Yeah, and maybe even, kinder than that, people want you to get over it because they want you to be happy again. I think we can do some work, as a culture, to understand that it’s through embracing the meaning of the past and through embracing how badly loss hurts that we can move forward in a stronger, more cohesive, complete way.
Absolutely. To me, the grief is just as deep as the love was. So, the deeper the love, the deeper the grief. And it is what it is and it’s gonna take its own pace and its own route and you’re just gonna have to ride it. But I agree that a lot of people, unless they’ve been through it — and even some people who have and maybe didn’t deal with it that well — feel like you should just buck up.
Yeah. Yeah.
So, translating that all into songs … was that a natural process for you? And a necessary one, I would assume.

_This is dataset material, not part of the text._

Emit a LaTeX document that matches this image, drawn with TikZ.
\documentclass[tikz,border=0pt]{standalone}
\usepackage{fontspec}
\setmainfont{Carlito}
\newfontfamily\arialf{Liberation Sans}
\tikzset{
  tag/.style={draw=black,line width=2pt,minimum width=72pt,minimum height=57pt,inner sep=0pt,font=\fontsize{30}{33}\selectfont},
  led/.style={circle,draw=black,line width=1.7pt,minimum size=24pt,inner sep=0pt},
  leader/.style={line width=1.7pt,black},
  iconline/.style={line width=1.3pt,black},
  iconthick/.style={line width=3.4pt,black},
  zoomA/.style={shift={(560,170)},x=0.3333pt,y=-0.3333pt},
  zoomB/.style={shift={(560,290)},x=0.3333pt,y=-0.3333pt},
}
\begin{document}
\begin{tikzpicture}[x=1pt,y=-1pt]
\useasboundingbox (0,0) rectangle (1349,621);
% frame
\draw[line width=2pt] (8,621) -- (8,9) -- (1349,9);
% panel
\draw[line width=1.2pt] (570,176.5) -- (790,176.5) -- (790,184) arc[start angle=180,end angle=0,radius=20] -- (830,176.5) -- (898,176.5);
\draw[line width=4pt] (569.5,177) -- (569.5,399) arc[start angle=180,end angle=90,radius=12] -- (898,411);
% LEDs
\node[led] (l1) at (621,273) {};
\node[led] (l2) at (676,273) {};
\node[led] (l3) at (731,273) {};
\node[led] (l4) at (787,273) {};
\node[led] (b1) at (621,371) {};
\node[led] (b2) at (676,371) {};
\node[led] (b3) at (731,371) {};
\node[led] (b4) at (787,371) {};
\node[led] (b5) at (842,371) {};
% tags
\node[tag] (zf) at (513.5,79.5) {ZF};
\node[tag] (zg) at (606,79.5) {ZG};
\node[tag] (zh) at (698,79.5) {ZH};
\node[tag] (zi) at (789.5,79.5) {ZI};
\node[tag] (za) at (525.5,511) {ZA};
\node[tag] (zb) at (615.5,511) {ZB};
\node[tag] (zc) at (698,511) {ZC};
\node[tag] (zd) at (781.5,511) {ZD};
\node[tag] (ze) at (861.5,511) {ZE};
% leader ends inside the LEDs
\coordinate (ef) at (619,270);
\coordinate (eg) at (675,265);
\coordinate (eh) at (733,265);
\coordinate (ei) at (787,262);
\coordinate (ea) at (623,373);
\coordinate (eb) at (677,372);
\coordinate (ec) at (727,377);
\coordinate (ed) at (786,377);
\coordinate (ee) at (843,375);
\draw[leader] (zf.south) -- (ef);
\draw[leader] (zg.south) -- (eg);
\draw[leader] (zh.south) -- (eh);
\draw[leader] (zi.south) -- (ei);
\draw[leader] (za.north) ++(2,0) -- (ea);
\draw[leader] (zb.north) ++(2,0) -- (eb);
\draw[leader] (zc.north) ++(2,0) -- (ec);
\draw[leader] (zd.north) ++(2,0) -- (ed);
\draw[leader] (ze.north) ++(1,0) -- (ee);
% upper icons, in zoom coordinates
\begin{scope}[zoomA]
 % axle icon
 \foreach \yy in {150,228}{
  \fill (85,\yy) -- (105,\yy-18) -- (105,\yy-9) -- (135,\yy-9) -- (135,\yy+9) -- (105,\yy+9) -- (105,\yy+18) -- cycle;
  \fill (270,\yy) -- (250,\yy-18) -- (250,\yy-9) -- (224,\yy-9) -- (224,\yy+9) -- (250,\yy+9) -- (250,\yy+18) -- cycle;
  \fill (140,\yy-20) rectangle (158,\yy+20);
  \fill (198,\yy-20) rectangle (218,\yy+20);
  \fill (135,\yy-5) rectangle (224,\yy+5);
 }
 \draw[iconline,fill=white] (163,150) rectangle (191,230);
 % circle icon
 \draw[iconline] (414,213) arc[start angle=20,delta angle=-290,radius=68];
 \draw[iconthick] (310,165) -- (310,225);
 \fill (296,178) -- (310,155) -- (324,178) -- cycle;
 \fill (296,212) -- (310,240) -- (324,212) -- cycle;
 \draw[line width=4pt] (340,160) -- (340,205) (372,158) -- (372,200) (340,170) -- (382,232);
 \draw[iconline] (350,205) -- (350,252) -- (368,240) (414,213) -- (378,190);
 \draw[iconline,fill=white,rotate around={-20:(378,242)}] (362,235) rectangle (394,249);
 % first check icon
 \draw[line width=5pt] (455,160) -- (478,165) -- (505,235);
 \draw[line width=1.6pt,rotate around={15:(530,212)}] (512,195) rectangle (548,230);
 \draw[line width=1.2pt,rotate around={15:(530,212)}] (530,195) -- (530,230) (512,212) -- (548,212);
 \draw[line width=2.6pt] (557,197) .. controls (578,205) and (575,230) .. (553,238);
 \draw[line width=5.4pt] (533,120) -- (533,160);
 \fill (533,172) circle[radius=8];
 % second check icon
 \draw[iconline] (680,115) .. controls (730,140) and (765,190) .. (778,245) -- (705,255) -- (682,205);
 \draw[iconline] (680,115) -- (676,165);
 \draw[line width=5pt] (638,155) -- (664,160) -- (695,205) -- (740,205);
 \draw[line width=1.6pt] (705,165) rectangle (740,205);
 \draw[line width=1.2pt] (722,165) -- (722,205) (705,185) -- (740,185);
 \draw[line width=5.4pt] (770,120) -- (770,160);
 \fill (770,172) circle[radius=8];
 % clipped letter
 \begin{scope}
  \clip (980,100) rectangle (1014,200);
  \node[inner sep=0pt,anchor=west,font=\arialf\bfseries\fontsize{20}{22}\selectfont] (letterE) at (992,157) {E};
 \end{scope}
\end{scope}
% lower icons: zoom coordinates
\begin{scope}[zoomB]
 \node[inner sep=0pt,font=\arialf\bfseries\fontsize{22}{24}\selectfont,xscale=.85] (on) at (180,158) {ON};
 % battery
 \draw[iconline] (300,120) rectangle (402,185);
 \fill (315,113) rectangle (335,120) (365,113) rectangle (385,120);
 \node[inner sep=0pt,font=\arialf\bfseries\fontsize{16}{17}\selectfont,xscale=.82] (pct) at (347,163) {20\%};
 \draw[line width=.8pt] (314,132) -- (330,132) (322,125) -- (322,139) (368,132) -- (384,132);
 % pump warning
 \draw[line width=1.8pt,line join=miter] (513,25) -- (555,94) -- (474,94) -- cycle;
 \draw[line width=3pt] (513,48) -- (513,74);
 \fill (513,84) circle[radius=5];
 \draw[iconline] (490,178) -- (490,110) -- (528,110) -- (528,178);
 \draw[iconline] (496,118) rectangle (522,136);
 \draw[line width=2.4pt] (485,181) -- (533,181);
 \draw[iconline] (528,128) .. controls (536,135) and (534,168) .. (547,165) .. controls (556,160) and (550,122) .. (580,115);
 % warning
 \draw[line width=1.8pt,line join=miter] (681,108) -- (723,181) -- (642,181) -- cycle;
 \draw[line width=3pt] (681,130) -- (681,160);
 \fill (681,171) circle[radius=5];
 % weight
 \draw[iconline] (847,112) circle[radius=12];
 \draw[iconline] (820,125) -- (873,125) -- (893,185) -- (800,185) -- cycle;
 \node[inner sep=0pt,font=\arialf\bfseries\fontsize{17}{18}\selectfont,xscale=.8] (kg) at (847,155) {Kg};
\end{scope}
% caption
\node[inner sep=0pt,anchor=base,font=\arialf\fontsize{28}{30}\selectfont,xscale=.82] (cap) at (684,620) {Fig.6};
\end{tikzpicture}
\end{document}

It was. It definitely helped me to process what was going on and, more than that, I felt like, while I was writing this album, it was … Let me back up. What we were just talking about … I found it culturally difficult for a lot of my closest friends and even family members. Like you said, some who have and some who haven’t dealt with that kind of loss. I found it really difficult for them to talk about. And I wanted to write some songs that would give an invitation to my family and closest people in my community to talk about it in a way that wasn’t scary, because I could tell that people were frightened to talk about it and really look at the idea of these kinds of losses.
And what I found was that I was making songs that were where I wanted to be with it, trying to give courage to myself. And, also, making songs that were intended to give that kind of courage to my family, too.

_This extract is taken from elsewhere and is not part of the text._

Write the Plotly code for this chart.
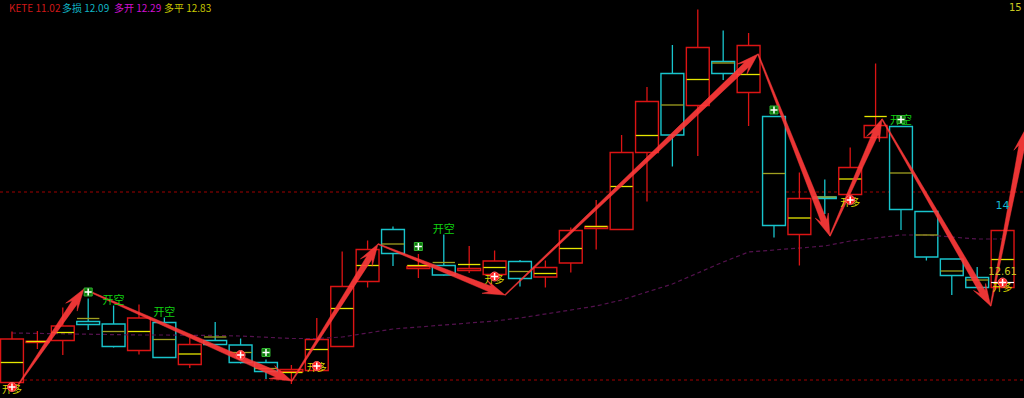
import math
import plotly.graph_objects as go

# ---------------- data ----------------
opens  = [10.52, 11.32, 11.36, 11.74, 11.69, 11.16, 11.72, 10.88, 11.36, 11.27,
          10.92, 10.74, 10.76, 11.24, 12.54, 13.58, 12.80, 12.86, 12.76, 12.68,
          12.94, 12.63, 12.91, 13.60, 13.58, 15.12, 16.70, 16.06, 16.94, 16.32,
          15.84, 13.48, 14.23, 14.28, 15.42, 15.64, 13.94, 12.99, 12.62, 12.42]
highs  = [11.54, 11.55, 12.02, 12.20, 12.06, 12.08, 11.82, 11.41, 11.73, 11.40,
          10.98, 10.87, 11.81, 13.14, 13.36, 13.64, 13.09, 13.48, 13.25, 13.16,
          12.97, 12.96, 13.62, 14.17, 15.47, 16.43, 17.27, 17.98, 17.56, 17.51,
          15.84, 14.72, 14.58, 15.22, 16.90, 15.64, 13.94, 12.99, 12.83, 13.56]
lows   = [10.50, 11.19, 11.07, 11.57, 11.22, 11.08, 11.01, 10.81, 11.27, 10.90,
          10.59, 10.49, 10.75, 11.24, 12.42, 12.85, 12.61, 12.66, 12.71, 12.68,
          12.44, 12.42, 12.72, 13.18, 13.58, 14.14, 14.84, 15.05, 16.57, 15.65,
          13.42, 12.86, 13.89, 14.28, 15.42, 13.57, 12.96, 12.27, 12.42, 12.42]
closes = [11.39, 11.34, 11.65, 11.68, 11.24, 11.81, 11.02, 11.28, 11.28, 10.92,
          10.74, 10.78, 11.38, 12.44, 13.18, 13.10, 12.84, 12.67, 12.80, 12.95,
          12.60, 12.82, 13.56, 13.64, 15.12, 16.14, 15.47, 17.22, 16.70, 17.26,
          13.66, 14.20, 14.20, 14.82, 15.66, 13.98, 13.03, 12.66, 12.42, 13.56]
mids   = [10.92, 11.34, 11.52, 11.80, 11.54, 11.54, 11.38, 11.09, 11.43, 11.12,
          10.80, 10.72, 11.18, 12.00, 12.86, 13.29, 12.86, 12.92, 12.88, 12.82,
          12.74, 12.70, 13.20, 13.64, 14.44, 15.46, 16.07, 16.58, 16.91, 16.68,
          14.70, 13.81, 14.23, 14.59, 15.84, 14.71, 13.47, 12.75, 12.57, 12.98]
ma     = [11.51, 11.50, 11.49, 11.49, 11.48, 11.47, 11.47, 11.47, 11.46, 11.45,
          11.43, 11.40, 11.40, 11.43, 11.51, 11.59, 11.63, 11.67, 11.71, 11.75,
          11.81, 11.89, 11.97, 12.05, 12.17, 12.33, 12.49, 12.71, 12.93, 13.13,
          13.17, 13.21, 13.25, 13.35, 13.41, 13.47, 13.47, 13.43, 13.39, 13.39]

levels = [14.33, 10.57]

zig_x = [0.24, 2.83, 11.02, 14.41, 19.41, 29.37, 32.20, 34.25, 38.53, 39.88]
zig_p = [10.47, 12.39, 10.55, 13.29, 12.27, 17.09, 13.45, 15.79, 12.05, 15.57]

long_idx = [0, 9, 12, 19, 33, 39]
long_mark = [10.43, 11.07, 10.85, 12.64, 14.17, 12.52]
long_lbl_idx = [0, 12, 19, 33, 39]
long_lbl_p = [10.37, 10.81, 12.57, 14.11, 12.40]

flag_idx = [3, 10, 16, 30, 35]
flag_p = [12.33, 11.12, 13.24, 15.97, 15.78]
short_lbl_idx = [4, 6, 17, 35]
short_lbl_p = [12.15, 11.91, 13.57, 15.75]

legend_texts = ["KETE 11.02", "多损 12.09", "多开 12.29", "多平 12.83"]
legend_colors = ["#d01818", "#10b4c4", "#d010d0", "#c8c800"]
legend_px = [8, 61, 113, 163]
last_price_text = "12.61"
last_price_pos = 12.73
last_line = 12.52
side_label = ("14", 14.05)

# ---------------- geometry ----------------
W, H = 1024, 398
X0, X1 = -0.472, 39.843
Y0, Y1 = 10.21, 18.17
RED = "#dc1414"
CYAN = "#18c4cc"
n = len(opens)
idx = list(range(n))


def px(i):
    return (i - X0) / (X1 - X0) * W


def py(p):
    return (Y1 - p) / (Y1 - Y0) * H


def ix(x):
    return X0 + x / W * (X1 - X0)


def ip(y):
    return Y1 - y / H * (Y1 - Y0)


fig = go.Figure()

# moving average (dashed purple)
fig.add_trace(go.Scatter(x=idx, y=ma, mode="lines",
                         line=dict(color="#54124e", width=1.2, dash="4px,3px"),
                         hoverinfo="skip"))

# wicks
for up in (True, False):
    wx, wy = [], []
    for i in idx:
        o, c = opens[i], closes[i]
        if (c >= o) != up:
            continue
        top, bot = max(o, c), min(o, c)
        if highs[i] > top:
            wx += [i, i, None]
            wy += [highs[i], top, None]
        if lows[i] < bot:
            wx += [i, i, None]
            wy += [bot, lows[i], None]
    fig.add_trace(go.Scatter(x=wx, y=wy, mode="lines",
                             line=dict(color=RED if up else CYAN, width=1.3),
                             hoverinfo="skip"))

# bodies (hollow)
for up in (True, False):
    bx, bb, bh = [], [], []
    for i in idx:
        o, c = opens[i], closes[i]
        if (c >= o) != up:
            continue
        bx.append(i)
        bb.append(min(o, c))
        bh.append(max(abs(c - o), 0.025))
    fig.add_trace(go.Bar(x=bx, y=bh, base=bb, width=0.9,
                         marker=dict(color="black",
                                     line=dict(color=RED if up else CYAN, width=1.4)),
                         hoverinfo="skip"))

# mid lines
for up in (True, False):
    mx, my = [], []
    for i in idx:
        if (closes[i] >= opens[i]) != up:
            continue
        mx += [i - 0.44, i + 0.44, None]
        my += [mids[i], mids[i], None]
    fig.add_trace(go.Scatter(x=mx, y=my, mode="lines",
                             line=dict(color="#e6e600" if up else "#a0a020", width=1.3),
                             hoverinfo="skip"))

# arrows (tapered polygons built in pixel space)
for k in range(len(zig_x) - 1):
    sx, sy = px(zig_x[k]), py(zig_p[k])
    ex, ey = px(zig_x[k + 1]), py(zig_p[k + 1])
    L = math.hypot(ex - sx, ey - sy)
    ux, uy = (ex - sx) / L, (ey - sy) / L
    nx, ny = -uy, ux
    hl, hw, w0, w1 = 22.0, 7.0, 1.0, 6.0
    cx, cy = ex - ux * hl, ey - uy * hl
    jx, jy = ex - ux * (hl - 6), ey - uy * (hl - 6)
    pts = [(sx + nx * w0 / 2, sy + ny * w0 / 2),
           (jx + nx * w1 / 2, jy + ny * w1 / 2),
           (cx + nx * hw, cy + ny * hw),
           (ex, ey),
           (cx - nx * hw, cy - ny * hw),
           (jx - nx * w1 / 2, jy - ny * w1 / 2),
           (sx - nx * w0 / 2, sy - ny * w0 / 2)]
    fig.add_trace(go.Scatter(x=[ix(p[0]) for p in pts] + [ix(pts[0][0])],
                             y=[ip(p[1]) for p in pts] + [ip(pts[0][1])],
                             mode="lines", fill="toself",
                             fillcolor="rgba(255,58,58,0.92)",
                             line=dict(color="rgba(255,58,58,0.92)", width=0.5),
                             hoverinfo="skip"))

# last price white line
fig.add_trace(go.Scatter(x=[n - 1 - 0.45, n - 1 + 0.45], y=[last_line, last_line],
                         mode="lines", line=dict(color="white", width=1.2),
                         hoverinfo="skip"))

# labels
fig.add_trace(go.Scatter(x=long_lbl_idx, y=long_lbl_p, mode="text", text=["开多"] * len(long_lbl_idx),
                         textfont=dict(color="#d8d800", size=10, family="Noto Sans CJK SC"),
                         hoverinfo="skip"))
fig.add_trace(go.Scatter(x=short_lbl_idx, y=short_lbl_p, mode="text", text=["开空"] * len(short_lbl_idx),
                         textfont=dict(color="#10d010", size=11, family="Noto Sans CJK SC"),
                         hoverinfo="skip"))

# signal markers
fig.add_trace(go.Scatter(x=flag_idx, y=flag_p, mode="markers",
                         marker=dict(symbol="square", size=8, color="#0a7a0a",
                                     line=dict(color="#30b030", width=1)),
                         hoverinfo="skip"))
fig.add_trace(go.Scatter(x=long_idx, y=long_mark, mode="markers",
                         marker=dict(symbol="circle", size=9, color="#ff2020",
                                     line=dict(color="#ff6060", width=1)),
                         hoverinfo="skip"))
fig.add_trace(go.Scatter(x=flag_idx + long_idx, y=flag_p + long_mark, mode="markers",
                         marker=dict(symbol="cross-thin", size=5,
                                     line=dict(color="white", width=1.5)),
                         hoverinfo="skip"))

# price labels on the right
fig.add_trace(go.Scatter(x=[n - 1], y=[last_price_pos], mode="text", text=[last_price_text],
                         textfont=dict(color="#c8c820", size=10, family="DejaVu Sans"),
                         hoverinfo="skip"))
fig.add_trace(go.Scatter(x=[n - 1], y=[side_label[1]], mode="text", text=[side_label[0]],
                         textfont=dict(color="#18b8d0", size=11, family="DejaVu Sans"),
                         hoverinfo="skip"))

shapes = [dict(type="line", xref="paper", yref="y", x0=0, x1=1, y0=lv, y1=lv,
               line=dict(color="#a00000", width=1, dash="3px,3px"), layer="below")
          for lv in levels]

annotations = []
for txt, col, xp in zip(legend_texts, legend_colors, legend_px):
    annotations.append(dict(x=xp / W, y=1 - 8 / H, xref="paper", yref="paper",
                            text=txt, showarrow=False, xanchor="left", yanchor="middle",
                            borderpad=0,
                            font=dict(color=col, size=10, family="Noto Sans CJK SC")))
annotations.append(dict(x=1 - 1 / W, y=1 - 8 / H, xref="paper", yref="paper", text="15",
                        showarrow=False, xanchor="right", yanchor="middle", borderpad=0,
                        font=dict(color="#c8c820", size=10, family="DejaVu Sans")))

fig.update_layout(
    width=W, height=H,
    margin=dict(l=0, r=0, t=0, b=0),
    paper_bgcolor="black", plot_bgcolor="black",
    showlegend=False, barmode="overlay",
    xaxis=dict(range=[X0, X1], visible=False, fixedrange=True),
    yaxis=dict(range=[Y0, Y1], visible=False, fixedrange=True),
    shapes=shapes, annotations=annotations,
)

fig.write_html("out.html")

As you were writing, were you hearing the hopeful elements coming through or did Tucker [Martine] tease those out more with his production? It’s a serious and somber record, but it’s not depressing.

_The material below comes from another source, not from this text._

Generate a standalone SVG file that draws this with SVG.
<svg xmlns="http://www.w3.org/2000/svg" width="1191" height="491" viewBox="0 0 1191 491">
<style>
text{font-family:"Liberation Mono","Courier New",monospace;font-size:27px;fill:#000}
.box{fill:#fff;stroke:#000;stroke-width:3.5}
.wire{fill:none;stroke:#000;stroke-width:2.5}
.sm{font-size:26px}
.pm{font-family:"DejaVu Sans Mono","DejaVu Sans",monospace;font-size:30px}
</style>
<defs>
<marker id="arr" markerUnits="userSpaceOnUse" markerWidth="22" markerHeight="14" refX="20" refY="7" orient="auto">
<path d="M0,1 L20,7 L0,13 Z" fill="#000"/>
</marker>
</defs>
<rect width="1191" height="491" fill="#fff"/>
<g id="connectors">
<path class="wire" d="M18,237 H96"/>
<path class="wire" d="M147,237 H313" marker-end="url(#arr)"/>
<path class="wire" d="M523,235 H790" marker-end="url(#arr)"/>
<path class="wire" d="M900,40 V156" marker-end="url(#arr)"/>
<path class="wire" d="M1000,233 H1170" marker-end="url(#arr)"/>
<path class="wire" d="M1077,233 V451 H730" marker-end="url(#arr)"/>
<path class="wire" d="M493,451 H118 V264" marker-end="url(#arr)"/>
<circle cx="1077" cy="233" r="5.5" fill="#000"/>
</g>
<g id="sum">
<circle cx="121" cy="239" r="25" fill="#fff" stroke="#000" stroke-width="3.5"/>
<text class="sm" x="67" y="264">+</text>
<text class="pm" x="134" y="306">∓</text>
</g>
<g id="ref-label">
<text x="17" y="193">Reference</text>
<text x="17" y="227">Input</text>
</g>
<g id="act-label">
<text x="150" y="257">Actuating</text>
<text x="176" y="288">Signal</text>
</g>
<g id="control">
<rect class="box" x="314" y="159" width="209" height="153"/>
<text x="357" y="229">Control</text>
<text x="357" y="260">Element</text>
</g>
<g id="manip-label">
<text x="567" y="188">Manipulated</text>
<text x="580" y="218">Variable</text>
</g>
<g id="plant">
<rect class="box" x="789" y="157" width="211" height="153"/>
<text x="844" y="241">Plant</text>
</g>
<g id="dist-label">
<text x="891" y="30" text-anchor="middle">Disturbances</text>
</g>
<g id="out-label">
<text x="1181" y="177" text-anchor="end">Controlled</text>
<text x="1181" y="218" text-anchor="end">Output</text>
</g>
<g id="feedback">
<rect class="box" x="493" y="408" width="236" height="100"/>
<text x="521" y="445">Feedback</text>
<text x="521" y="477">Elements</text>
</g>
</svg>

Yeah, yeah. Definitely. This was the first time in my life, writing songs, where I gave myself somewhat of an agenda. It’s always been important to me to take songs exactly as they come. But it was important to me, with this album, when songs would come and I’d be kind of wallowing in sorrow and grief … it wasn’t that I was ashamed of it, but it was that I wanted to give people more than that. I didn’t want to share that, because it wasn’t the whole truth of it. So it was important to me, from the first stages of making the songs, that they were looking at the complete spectrum of what was going on — not just the darker side, or more painful.
I think that was the one intention that persisted throughout the process, and recording and mixing, too. If a song seemed kind of somber, I could call in Dave [Jorgensen] to put some on synth and trumpet lines or stuff like that. And, yeah, Tucker definitely helped with that process, too.
Okay. Let’s lighten it up a bit to close it out. Originally, you guys were a duo. Now, it’s a six-piece. How are you feeling about the current line-up and the sound you’re making? And what challenges come along with an expanded roster?
Six people … it’s a lot of individual lives to coordinate. It was lucky that the timing happened the way it did. Luke [Ydstie] and Kati [Claborn], who are both in the band, had a daughter during the time that I was going through my dad being sick. I’d say all six of us, our lives have changed quite a bit in the past couple of years.
Over the years, one of the big benefits of it is, with six people, it’s easy to distinguish between interpersonal relationships and the music because you can’t stay always on good terms with everybody in a group of six people, when you’re always together. There’s a lot of chance for ebb and flow of closeness. But it also kind of shines a light on what you’re really doing here, in the band, which is to give yourself to the music, regardless of whatever’s going on.